= Irina Zorina =

Russian historian, writer and translator (1938–2025)

Irina Nikolaevna Zorina (Ири́на Никола́евна Зо́рина; 7 July 1938 – 29 August 2025) was a Russian historian, writer and translator.

== Life and work ==
Zorina was born in the family of a hydraulic engineer, Honored Land Reclamator of the RSFSR Nikolai Afanasievich Zorin (1904–1969), during her father's business trip to Perm. The next year, the family returned to Moscow, where Irina graduated from school (1955) and before attending the history faculty of Moscow State University (1960), specializing in modern and contemporary history. From 1960 to 1993, she worked at IMEMO in the Division for Developing Countries. In 1963–1964, she worked in Cuba for "almost a year" as a translator with Soviet specialists. From the summer of 1964, she worked for a year and a half in the journal "Problems of Peace and Socialism" (Prague).
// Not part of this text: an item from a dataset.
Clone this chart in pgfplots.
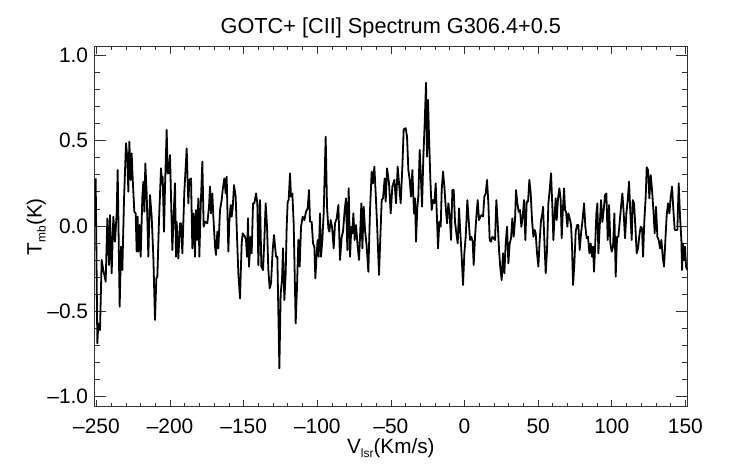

In 1966, she returned to Moscow and resumed her postgraduate studies at the Institute of World Economy and International Relations.

In 1968, she defended her dissertation "The Christian Democratic Party of Chile: Ideology and Politics". In 1971, she published her first book "Revolution or Reform in Latin America. A Critique of the Reformism of Chilean Christian Democracy."

In 2020, her book of memoirs "Swaddling Memory" was published.

Zorina died in Moscow on 29 August 2025, at the age of 87.